[BEGIN SOURCE EXCERPT]

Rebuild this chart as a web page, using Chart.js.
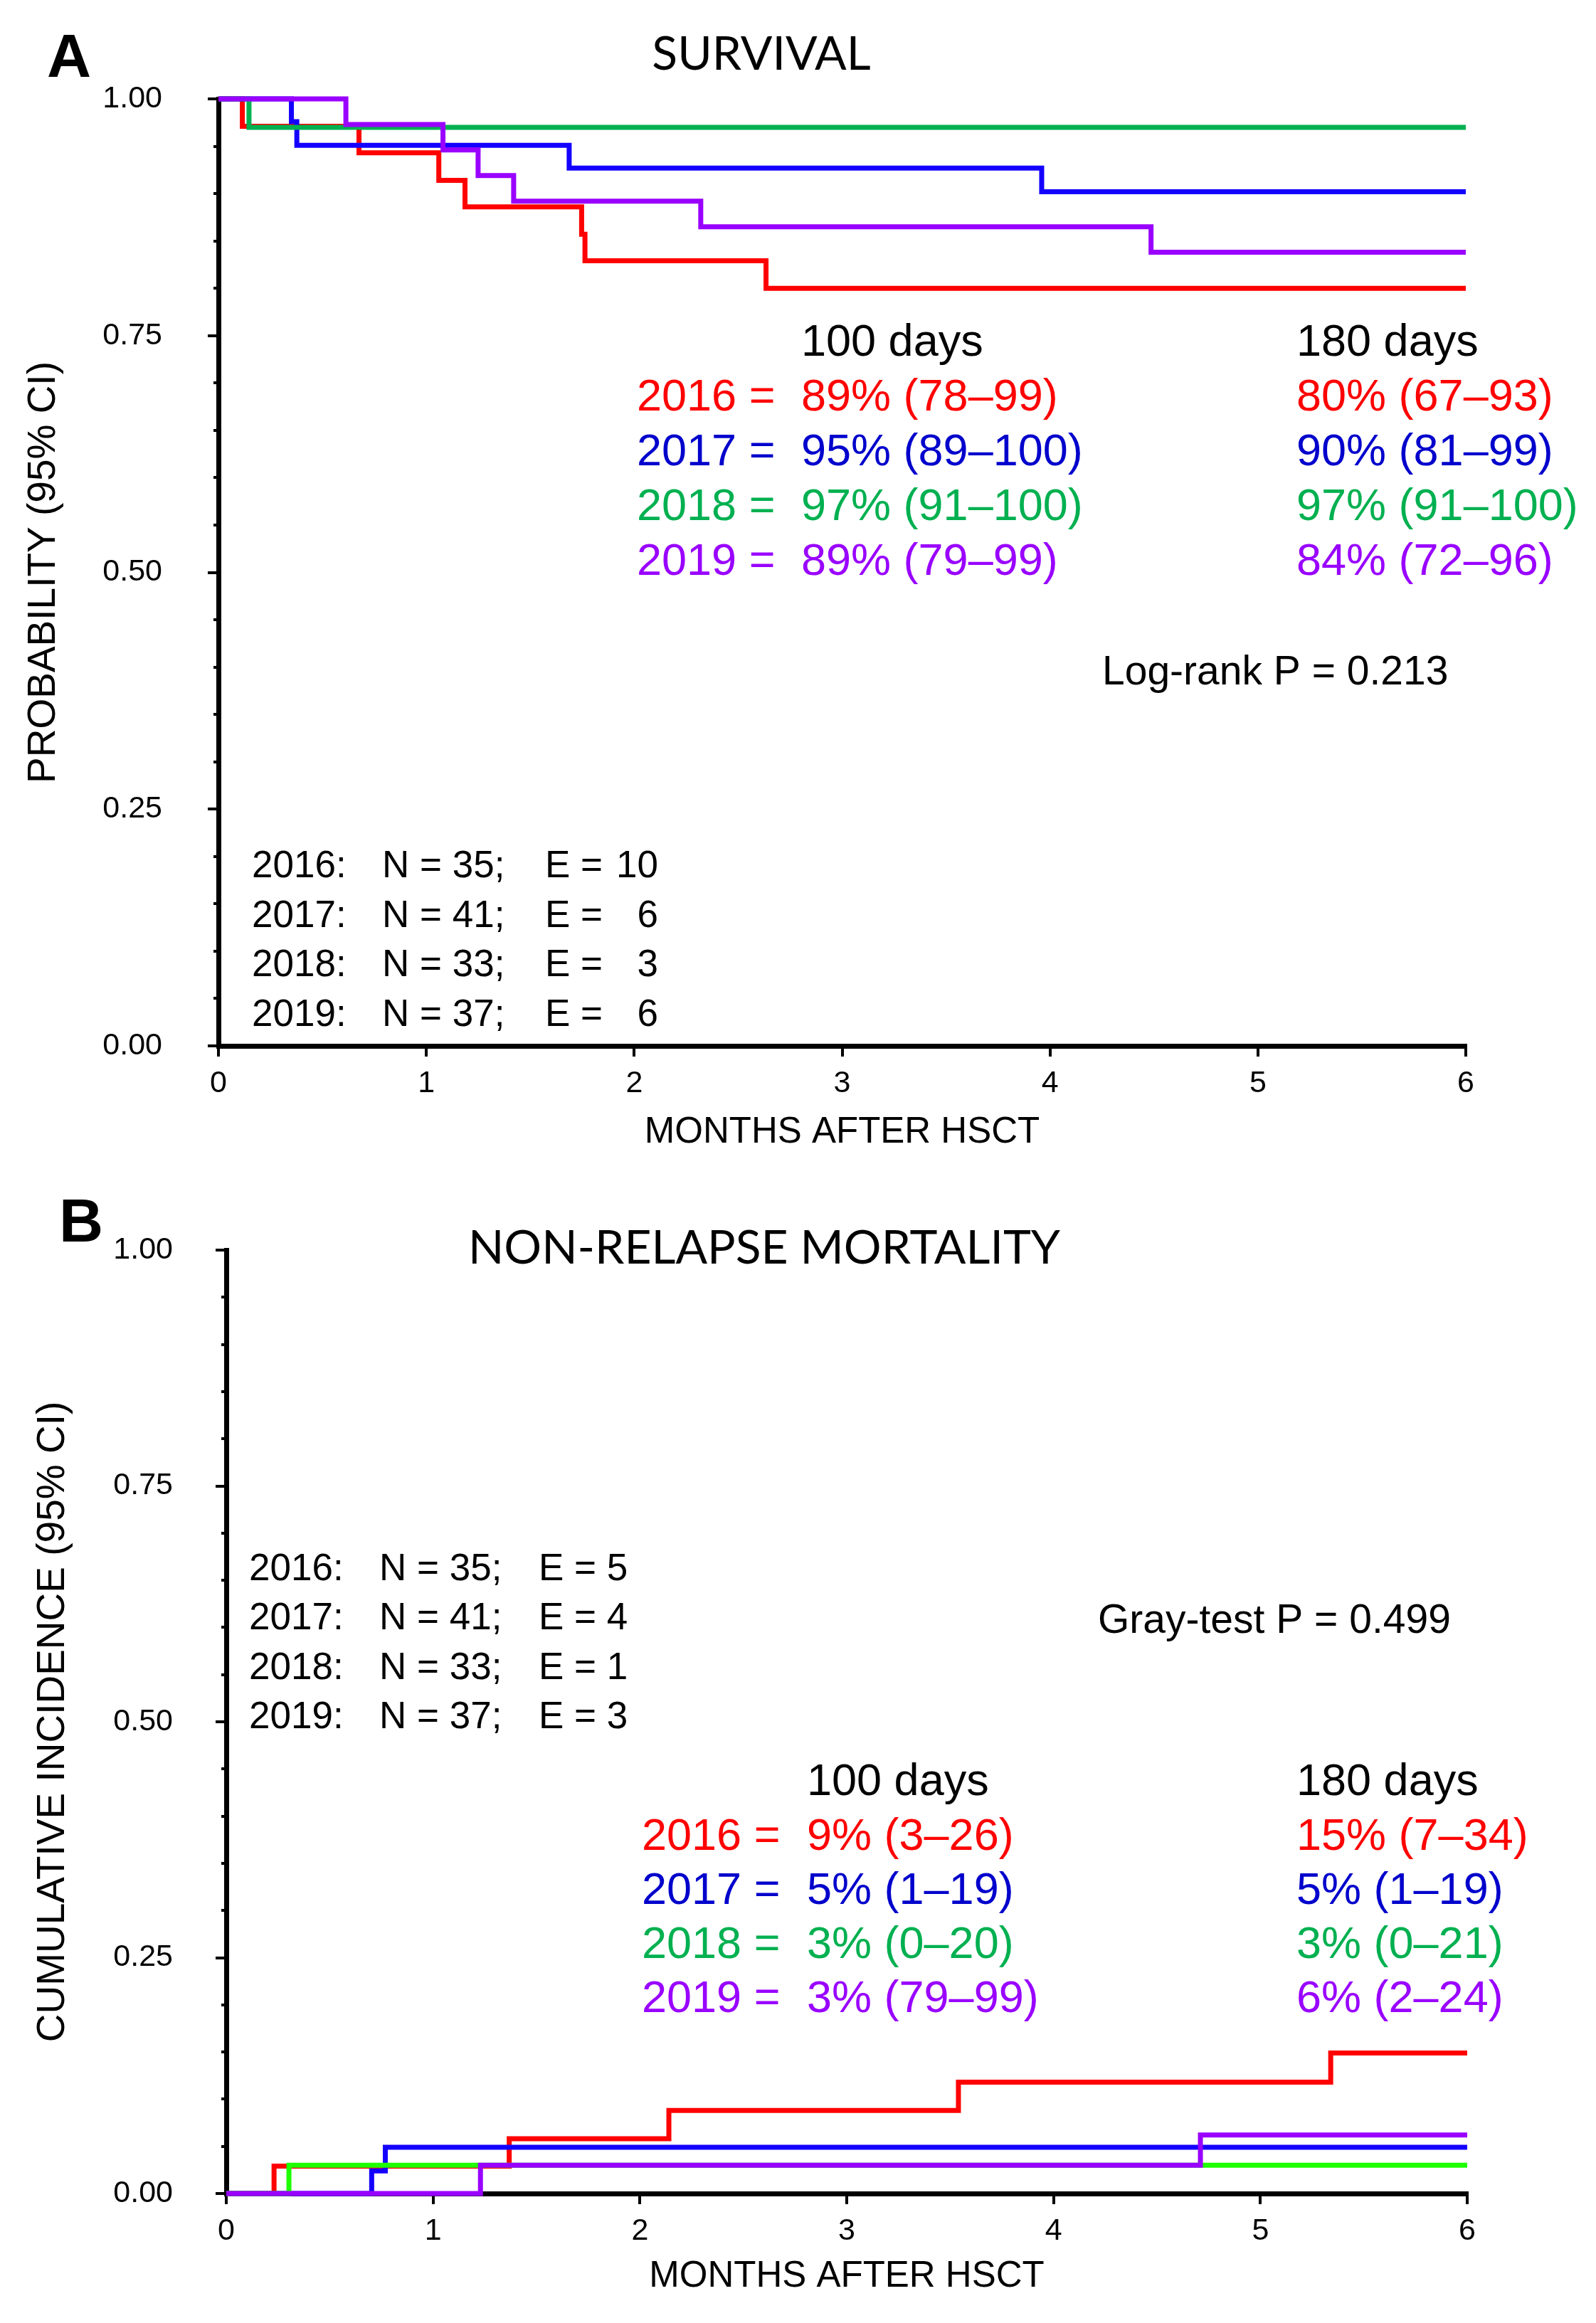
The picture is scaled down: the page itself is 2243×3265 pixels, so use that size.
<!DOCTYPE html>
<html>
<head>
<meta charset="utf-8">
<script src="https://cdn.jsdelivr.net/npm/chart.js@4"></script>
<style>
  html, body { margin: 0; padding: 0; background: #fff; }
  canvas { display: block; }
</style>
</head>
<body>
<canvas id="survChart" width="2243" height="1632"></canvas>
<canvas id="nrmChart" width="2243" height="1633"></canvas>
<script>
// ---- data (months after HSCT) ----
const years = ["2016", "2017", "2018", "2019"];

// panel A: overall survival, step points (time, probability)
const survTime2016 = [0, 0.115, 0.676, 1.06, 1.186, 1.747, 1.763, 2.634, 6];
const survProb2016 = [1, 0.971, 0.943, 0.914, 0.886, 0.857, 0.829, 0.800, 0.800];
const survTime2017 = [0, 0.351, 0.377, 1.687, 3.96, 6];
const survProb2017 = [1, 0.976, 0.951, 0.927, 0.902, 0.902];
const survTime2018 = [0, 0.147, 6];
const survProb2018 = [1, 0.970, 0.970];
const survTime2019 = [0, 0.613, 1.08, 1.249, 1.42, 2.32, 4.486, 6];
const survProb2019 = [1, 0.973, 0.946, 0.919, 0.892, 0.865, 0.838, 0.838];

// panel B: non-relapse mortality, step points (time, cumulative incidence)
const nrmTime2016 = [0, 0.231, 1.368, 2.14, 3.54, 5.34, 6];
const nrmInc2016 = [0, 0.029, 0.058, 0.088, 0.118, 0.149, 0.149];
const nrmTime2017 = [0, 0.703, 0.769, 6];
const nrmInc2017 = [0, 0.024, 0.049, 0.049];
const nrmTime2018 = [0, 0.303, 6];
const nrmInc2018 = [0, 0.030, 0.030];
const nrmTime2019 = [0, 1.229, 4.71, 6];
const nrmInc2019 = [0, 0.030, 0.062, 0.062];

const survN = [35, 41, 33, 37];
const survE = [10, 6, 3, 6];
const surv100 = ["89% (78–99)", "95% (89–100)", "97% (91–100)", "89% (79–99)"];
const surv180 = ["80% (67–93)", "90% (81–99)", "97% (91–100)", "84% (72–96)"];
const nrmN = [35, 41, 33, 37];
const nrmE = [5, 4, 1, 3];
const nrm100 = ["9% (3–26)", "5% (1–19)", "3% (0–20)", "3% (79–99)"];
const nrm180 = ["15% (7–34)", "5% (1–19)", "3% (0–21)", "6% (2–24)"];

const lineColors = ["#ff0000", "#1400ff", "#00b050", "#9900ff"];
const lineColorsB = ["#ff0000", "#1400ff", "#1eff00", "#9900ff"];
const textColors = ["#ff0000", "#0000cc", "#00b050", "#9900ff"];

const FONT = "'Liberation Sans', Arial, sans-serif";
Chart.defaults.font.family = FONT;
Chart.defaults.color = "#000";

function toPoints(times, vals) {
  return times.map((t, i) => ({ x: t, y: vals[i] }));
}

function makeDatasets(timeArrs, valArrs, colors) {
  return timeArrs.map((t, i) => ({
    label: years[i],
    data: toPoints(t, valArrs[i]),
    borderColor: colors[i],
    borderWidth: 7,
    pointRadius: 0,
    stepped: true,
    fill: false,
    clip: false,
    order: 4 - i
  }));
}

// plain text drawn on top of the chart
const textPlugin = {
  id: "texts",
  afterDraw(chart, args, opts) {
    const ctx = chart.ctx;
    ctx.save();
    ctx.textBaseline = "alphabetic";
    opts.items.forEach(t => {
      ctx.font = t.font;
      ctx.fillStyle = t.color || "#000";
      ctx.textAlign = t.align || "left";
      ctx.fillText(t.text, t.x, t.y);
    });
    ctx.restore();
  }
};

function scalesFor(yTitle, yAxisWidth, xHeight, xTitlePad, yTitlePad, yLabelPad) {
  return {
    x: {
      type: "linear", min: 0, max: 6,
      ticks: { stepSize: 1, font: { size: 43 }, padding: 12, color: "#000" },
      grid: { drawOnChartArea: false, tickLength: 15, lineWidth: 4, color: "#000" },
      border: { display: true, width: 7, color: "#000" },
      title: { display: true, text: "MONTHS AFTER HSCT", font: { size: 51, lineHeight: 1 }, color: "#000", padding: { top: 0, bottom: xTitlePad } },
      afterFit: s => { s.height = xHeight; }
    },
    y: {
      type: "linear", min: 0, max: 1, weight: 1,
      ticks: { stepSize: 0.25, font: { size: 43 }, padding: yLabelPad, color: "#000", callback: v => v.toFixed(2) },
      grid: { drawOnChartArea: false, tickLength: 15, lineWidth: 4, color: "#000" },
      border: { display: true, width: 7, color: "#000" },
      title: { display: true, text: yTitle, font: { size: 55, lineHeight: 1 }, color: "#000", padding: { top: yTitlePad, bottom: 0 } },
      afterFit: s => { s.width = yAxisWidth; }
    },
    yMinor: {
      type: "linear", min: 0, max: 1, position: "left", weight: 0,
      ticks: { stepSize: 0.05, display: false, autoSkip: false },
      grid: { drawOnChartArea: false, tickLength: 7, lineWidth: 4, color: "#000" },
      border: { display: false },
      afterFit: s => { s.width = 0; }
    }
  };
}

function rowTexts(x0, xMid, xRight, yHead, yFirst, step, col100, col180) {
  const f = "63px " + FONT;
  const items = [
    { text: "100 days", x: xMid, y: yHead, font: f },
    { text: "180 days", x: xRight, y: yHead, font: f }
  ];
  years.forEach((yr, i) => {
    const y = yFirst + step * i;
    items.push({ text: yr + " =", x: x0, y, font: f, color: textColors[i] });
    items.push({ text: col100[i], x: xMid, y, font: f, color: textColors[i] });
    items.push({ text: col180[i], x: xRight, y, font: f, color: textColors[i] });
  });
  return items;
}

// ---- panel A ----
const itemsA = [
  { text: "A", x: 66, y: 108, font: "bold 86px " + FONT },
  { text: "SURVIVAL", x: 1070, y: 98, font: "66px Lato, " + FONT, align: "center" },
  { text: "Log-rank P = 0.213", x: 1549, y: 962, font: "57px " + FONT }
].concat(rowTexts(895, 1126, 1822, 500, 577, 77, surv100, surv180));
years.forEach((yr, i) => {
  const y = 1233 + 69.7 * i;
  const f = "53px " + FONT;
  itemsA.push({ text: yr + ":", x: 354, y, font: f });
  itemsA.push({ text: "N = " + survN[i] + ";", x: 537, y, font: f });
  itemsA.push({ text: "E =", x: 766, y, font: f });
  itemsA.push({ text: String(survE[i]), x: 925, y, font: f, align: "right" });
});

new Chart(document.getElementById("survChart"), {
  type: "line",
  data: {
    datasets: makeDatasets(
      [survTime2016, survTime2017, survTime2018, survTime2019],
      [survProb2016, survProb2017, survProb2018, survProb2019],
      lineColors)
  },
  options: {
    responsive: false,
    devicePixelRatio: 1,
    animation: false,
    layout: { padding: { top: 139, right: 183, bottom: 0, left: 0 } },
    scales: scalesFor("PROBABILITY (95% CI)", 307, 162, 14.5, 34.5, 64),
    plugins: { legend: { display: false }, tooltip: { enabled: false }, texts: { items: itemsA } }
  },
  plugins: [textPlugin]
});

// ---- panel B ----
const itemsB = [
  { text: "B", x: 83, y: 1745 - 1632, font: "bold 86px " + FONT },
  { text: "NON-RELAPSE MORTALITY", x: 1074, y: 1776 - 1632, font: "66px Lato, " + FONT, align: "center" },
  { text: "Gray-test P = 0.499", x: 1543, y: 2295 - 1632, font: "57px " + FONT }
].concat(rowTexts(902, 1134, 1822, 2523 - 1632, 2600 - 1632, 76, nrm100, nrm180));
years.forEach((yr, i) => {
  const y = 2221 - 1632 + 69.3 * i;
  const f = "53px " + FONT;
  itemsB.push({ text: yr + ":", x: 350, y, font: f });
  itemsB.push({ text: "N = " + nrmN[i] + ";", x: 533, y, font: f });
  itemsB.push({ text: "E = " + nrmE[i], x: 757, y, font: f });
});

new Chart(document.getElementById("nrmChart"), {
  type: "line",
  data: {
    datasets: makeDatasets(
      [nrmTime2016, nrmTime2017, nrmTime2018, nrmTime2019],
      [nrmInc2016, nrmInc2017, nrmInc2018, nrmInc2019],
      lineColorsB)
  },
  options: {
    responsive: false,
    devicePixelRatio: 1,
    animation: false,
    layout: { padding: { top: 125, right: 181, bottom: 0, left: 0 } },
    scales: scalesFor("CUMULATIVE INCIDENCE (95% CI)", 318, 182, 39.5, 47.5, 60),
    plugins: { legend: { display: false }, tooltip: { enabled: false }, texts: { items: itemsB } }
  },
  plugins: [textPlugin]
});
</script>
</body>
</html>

[END SOURCE EXCERPT]

**WORK TO DO:**
Scan the data above; copy every line where "page" appears.

**RESPONSE BELOW:**
Rebuild this chart as a web page, using Chart.js.
The picture is scaled down: the page itself is 2243×3265 pixels, so use that size.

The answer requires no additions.